The internet is overflowing with reports and articles, from insurers and brokers, that describe various examples of data breaches, loss of personal identification information and many other types of cyber risks that businesses face, as well as what their financial consequences could be. There is a trove of information out there. And not all of it is consistent.

Insurance Services Office, Inc. does not believe that such cyber claims should be covered under a commercial general liability policy. It is for this reason that ISO recently filed data breach exclusions for certain of its policies.

But it can’t be ignored that, under a CGL policy, coverage is provided for personal and advertising injury, which is defined, in part, as the offense of an oral or written publication, in any manner, of material that violates a person’s right of privacy. Data breach + personal information being revealed = no surprise that attempts have been made, and will continue to be made, to obtain coverage, for such losses, under a provision that addresses violation of the right of privacy. So until specialty cyber policies or ISO’s data breach exclusions are widespread, efforts will be made by companies to find coverage for cyber losses under the policies that they do have at their disposal, namely, commercial general liability.

For an excellent article, recently published, addressing policyholders’ pursuit of coverage for data breaches under non-cyber policies, check out Roberta Anderson’s (K&L Gates, LLP) November 19th piece on Law360 – “Some Traditional Insurance Policies May Cover Data Breach.” Ms.
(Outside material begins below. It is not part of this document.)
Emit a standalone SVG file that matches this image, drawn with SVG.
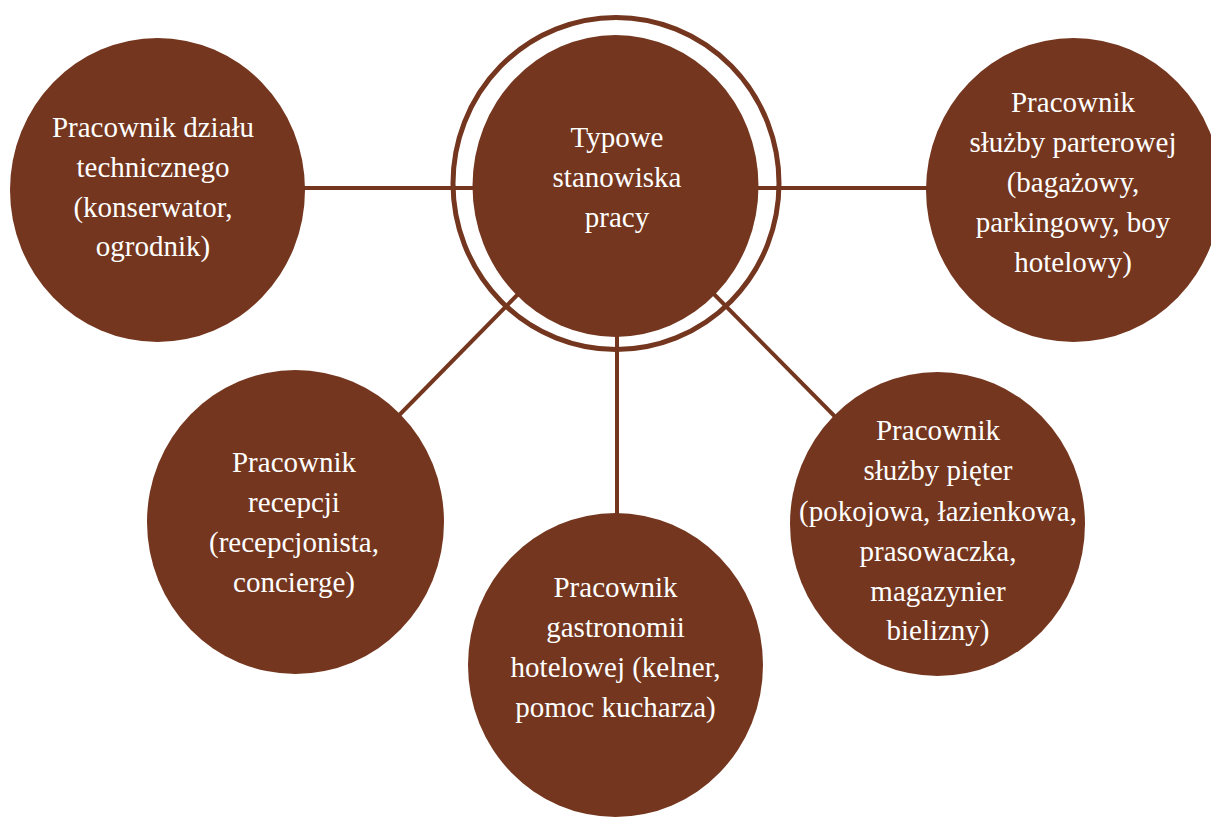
<svg xmlns="http://www.w3.org/2000/svg" width="1211" height="818" viewBox="0 0 1211 818">
<style>
.node{fill:#74361e}
.ring{fill:none;stroke:#74361e;stroke-width:5}
.conn{stroke:#74361e;stroke-width:4;fill:none}
text{font-family:"Liberation Serif","DejaVu Serif",serif;font-size:29px;fill:#ffffff;text-anchor:middle}
</style>
<rect width="1211" height="818" fill="#ffffff"/>
<g id="connectors">
<line class="conn" x1="200" y1="188" x2="1000" y2="188"/>
<line class="conn" x1="617" y1="300" x2="617" y2="560"/>
<line class="conn" x1="530" y1="282" x2="360" y2="455"/>
<line class="conn" x1="700" y1="280" x2="870" y2="452"/>
</g>
<g id="center">
<ellipse class="ring" cx="616" cy="183.5" rx="163" ry="166"/>
<ellipse class="node" cx="615.5" cy="186" rx="143" ry="151"/>
<text x="617" y="147">Typowe</text>
<text x="617" y="187">stanowiska</text>
<text x="617" y="227">pracy</text>
</g>
<g id="node-techniczny">
<ellipse class="node" cx="157.5" cy="190" rx="147.5" ry="152"/>
<text x="153" y="137">Pracownik działu</text>
<text x="153" y="177">technicznego</text>
<text x="153" y="217">(konserwator,</text>
<text x="153" y="256">ogrodnik)</text>
</g>
<g id="node-parterowa">
<ellipse class="node" cx="1073.5" cy="190" rx="147.5" ry="152"/>
<text x="1073" y="112">Pracownik</text>
<text x="1073" y="152">służby parterowej</text>
<text x="1073" y="192">(bagażowy,</text>
<text x="1073" y="232">parkingowy, boy</text>
<text x="1073" y="272">hotelowy)</text>
</g>
<g id="node-recepcja">
<ellipse class="node" cx="295.5" cy="522" rx="148.5" ry="152"/>
<text x="294" y="472">Pracownik</text>
<text x="294" y="512">recepcji</text>
<text x="294" y="552">(recepcjonista,</text>
<text x="294" y="592">concierge)</text>
</g>
<g id="node-gastronomia">
<ellipse class="node" cx="615.5" cy="665" rx="147.5" ry="152"/>
<text x="615.5" y="597">Pracownik</text>
<text x="615.5" y="637">gastronomii</text>
<text x="615.5" y="677">hotelowej (kelner,</text>
<text x="615.5" y="717">pomoc kucharza)</text>
</g>
<g id="node-pietra">
<ellipse class="node" cx="937.5" cy="524" rx="147.5" ry="152"/>
<text x="938" y="440">Pracownik</text>
<text x="938" y="480">służby pięter</text>
<text x="938" y="521">(pokojowa, łazienkowa,</text>
<text x="938" y="561">prasowaczka,</text>
<text x="938" y="601">magazynier</text>
<text x="938" y="640">bielizny)</text>
</g>
</svg>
Anderson sums it up like this: “While some companies carry specialty ‘cyber’ insurance policies that are specifically designed to afford coverage for data breaches and other cyber risks, most companies have various forms of ‘traditional’ insurance policies that may cover various types of cyber risks, including CGL, D&O, E&O, property and crime policies, among others. Insureds that refuse to take no for an answer may be able to secure valuable coverage if they effectively pursue their claim for coverage.”

Given the inevitability that cyber and data breach claims will be made under CGL policies, and even if these are square peg and round hole follies, attention should be paid to all decisions these days that address CGL coverage (“personal and advertising injury”) for oral or written publication of material that violates a person’s right of privacy. These are the decisions that are going to be looked at when companies are pursuing coverage for data breach under CGL policies.
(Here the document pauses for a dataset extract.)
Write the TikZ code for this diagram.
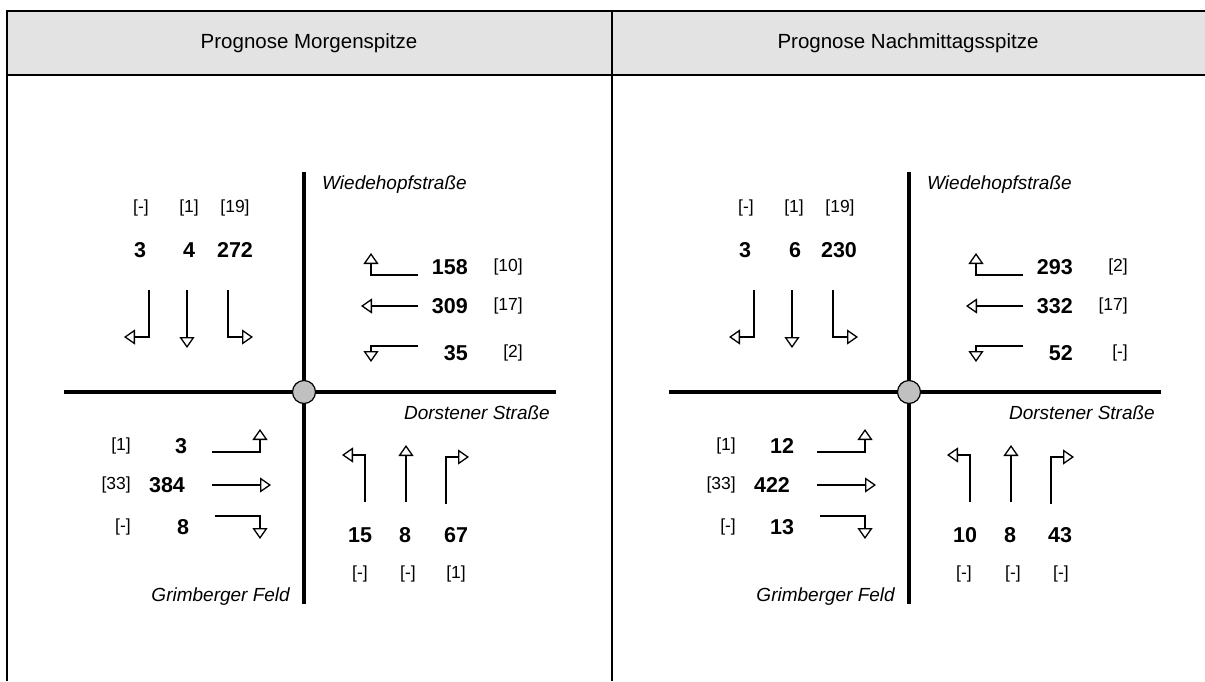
\documentclass[tikz,border=0pt]{standalone}
\usepackage{fontspec}
\setmainfont{Liberation Sans}
\usetikzlibrary{arrows.meta}
\definecolor{hdr}{HTML}{E3E3E3}
\definecolor{knot}{HTML}{C0C0C0}
\tikzset{
  frame/.style={line width=2pt},
  road/.style={line width=3.4pt},
  turn/.style={line width=1.4pt,-{Triangle[open,length=11pt,width=15pt,line width=1.3pt]}},
  vol/.style={inner sep=0pt,font=\fontsize{21.5}{21.5}\selectfont\bfseries},
  cnt/.style={inner sep=0pt,font=\fontsize{17.5}{17.5}\selectfont},
  street/.style={inner sep=0pt,font=\fontsize{19}{19}\selectfont\itshape},
  head/.style={inner sep=0pt,font=\fontsize{20.5}{20.5}\selectfont},
  knotstyle/.style={draw,fill=knot,circle,minimum size=23pt,inner sep=0pt,line width=1.2pt},
}
\newcommand\junction[1]{%
  \draw[road] (304,172) -- (304,604);
  \draw[road] (64,392) -- (556,392);
  \node[knotstyle] (#1k) at (304,392) {};
  \node[street,anchor=west] (#1wh) at (322,185) {Wiedehopfstraße};
  \node[street,anchor=east] (#1ds) at (550,413) {Dorstener Straße};
  \node[street,anchor=east] (#1gf) at (290,597) {Grimberger Feld};
  % north approach
  \draw[turn] (149,290) -- (149,337) -- (124,337);
  \draw[turn] (187,290) -- (187,348);
  \draw[turn] (228,290) -- (228,337) -- (253,337);
  % east approach
  \draw[turn] (418,275) -- (371,275) -- (371,253);
  \draw[turn] (418,306) -- (361,306);
  \draw[turn] (418,346) -- (371,346) -- (371,362);
  % west approach
  \draw[turn] (212,452) -- (260,452) -- (260,429);
  \draw[turn] (212,485) -- (271,485);
  \draw[turn] (215,516) -- (260,516) -- (260,539);
  % south approach
  \draw[turn] (365,502) -- (365,455) -- (342,455);
  \draw[turn] (406,502) -- (406,445);
  \draw[turn] (446,504) -- (446,457) -- (469,457);
}
\begin{document}
\begin{tikzpicture}[x=1pt,y=-1pt]
\useasboundingbox (0,0) rectangle (1205,681);
\fill[hdr] (6,11) rectangle (1205,75);
\draw[frame] (6,11) -- (1205,11);
\draw[frame] (6,75) -- (1205,75);
\draw[frame] (7,10) -- (7,681);
\draw[frame] (612,10) -- (612,681);
\node[head] (h1) at (309,43) {Prognose Morgenspitze};
\node[head] (h2) at (908,43) {Prognose Nachmittagsspitze};

% ---------- left panel ----------
\junction{a}
\node[cnt] (an1) at (141,208) {[-]};
\node[cnt] (an2) at (189,208) {[1]};
\node[cnt] (an3) at (235,208) {[19]};
\node[vol] (av1) at (140,250) {3};
\node[vol] (av2) at (189,250) {4};
\node[vol] (av3) at (235,250) {272};
\node[vol,anchor=east] (ae1) at (468,267) {158};
\node[vol,anchor=east] (ae2) at (468,306) {309};
\node[vol,anchor=east] (ae3) at (468,353) {35};
\node[cnt,anchor=east] (ac1) at (523,267) {[10]};
\node[cnt,anchor=east] (ac2) at (523,306) {[17]};
\node[cnt,anchor=east] (ac3) at (523,353) {[2]};
\node[cnt,anchor=east] (aw1) at (131,446) {[1]};
\node[cnt,anchor=east] (aw2) at (131,485) {[33]};
\node[cnt,anchor=east] (aw3) at (131,527) {[-]};
\node[vol] (ax1) at (181,446) {3};
\node[vol] (ax2) at (167,485) {384};
\node[vol] (ax3) at (183,527) {8};
\node[vol] (as1) at (360,535) {15};
\node[vol] (as2) at (405,535) {8};
\node[vol] (as3) at (456,535) {67};
\node[cnt] (at1) at (360,574) {[-]};
\node[cnt] (at2) at (408,574) {[-]};
\node[cnt] (at3) at (456,574) {[1]};

% ---------- right panel ----------
\begin{scope}[xshift=605pt]
\junction{b}
\node[cnt] (bn1) at (141,208) {[-]};
\node[cnt] (bn2) at (189,208) {[1]};
\node[cnt] (bn3) at (235,208) {[19]};
\node[vol] (bv1) at (140,250) {3};
\node[vol] (bv2) at (190,250) {6};
\node[vol] (bv3) at (234,250) {230};
\node[vol,anchor=east] (be1) at (468,267) {293};
\node[vol,anchor=east] (be2) at (468,306) {332};
\node[vol,anchor=east] (be3) at (468,353) {52};
\node[cnt,anchor=east] (bc1) at (523,267) {[2]};
\node[cnt,anchor=east] (bc2) at (523,306) {[17]};
\node[cnt,anchor=east] (bc3) at (523,353) {[-]};
\node[cnt,anchor=east] (bw1) at (131,446) {[1]};
\node[cnt,anchor=east] (bw2) at (131,485) {[33]};
\node[cnt,anchor=east] (bw3) at (131,527) {[-]};
\node[vol] (bx1) at (177,446) {12};
\node[vol] (bx2) at (167,485) {422};
\node[vol] (bx3) at (177,527) {13};
\node[vol] (bs1) at (360,535) {10};
\node[vol] (bs2) at (405,535) {8};
\node[vol] (bs3) at (455,535) {43};
\node[cnt] (bt1) at (359,574) {[-]};
\node[cnt] (bt2) at (408,574) {[-]};
\node[cnt] (bt3) at (456,574) {[-]};
\end{scope}
\end{tikzpicture}
\end{document}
Clearly some of these decisions will have more potential relevance to cyber claims than others. A recent one, that may have relevance, is Maxum Indemnity Company v. Eclipse Manufacturing Co., No. 06 C 4946 (N.D. Ill. Nov. 12, 2013). Eclipse is a TCPA [Telephone Consumer Protection Act] (junk fax) coverage case and has nothing at all to do with cyber or data breach. [It occurred to me that these days I see more junk fax coverage cases than I receive actual legitimate faxes.]

Eclipse addressed several legal and practical issues surrounding coverage for a significant TCPA settlement. Of potential relevance to the cyber or data breach world is the court’s conclusion that the TCPA, in addition to individuals, protects a corporation’s or other business entity’s interest in seclusion. It reached this conclusion on the basis that the TCPA makes no distinction among individuals, corporations or other business entities.

If there is a data breach it is very likely that private information of individuals will be compromised more than that of corporations. But corporate information is also surely unlikely to be immune from disclosure. The Eclipse court’s decision, that corporations or other business entities can sustain a privacy-related injury, makes it the type of case that could prove relevant, at some point, in the context of CGL coverage for a data breach claim. It also may amount to nothing. But the point is that, going forward, all CGL privacy coverage cases should be looked at with an eye toward their potential relevance to cyber and data breach claims.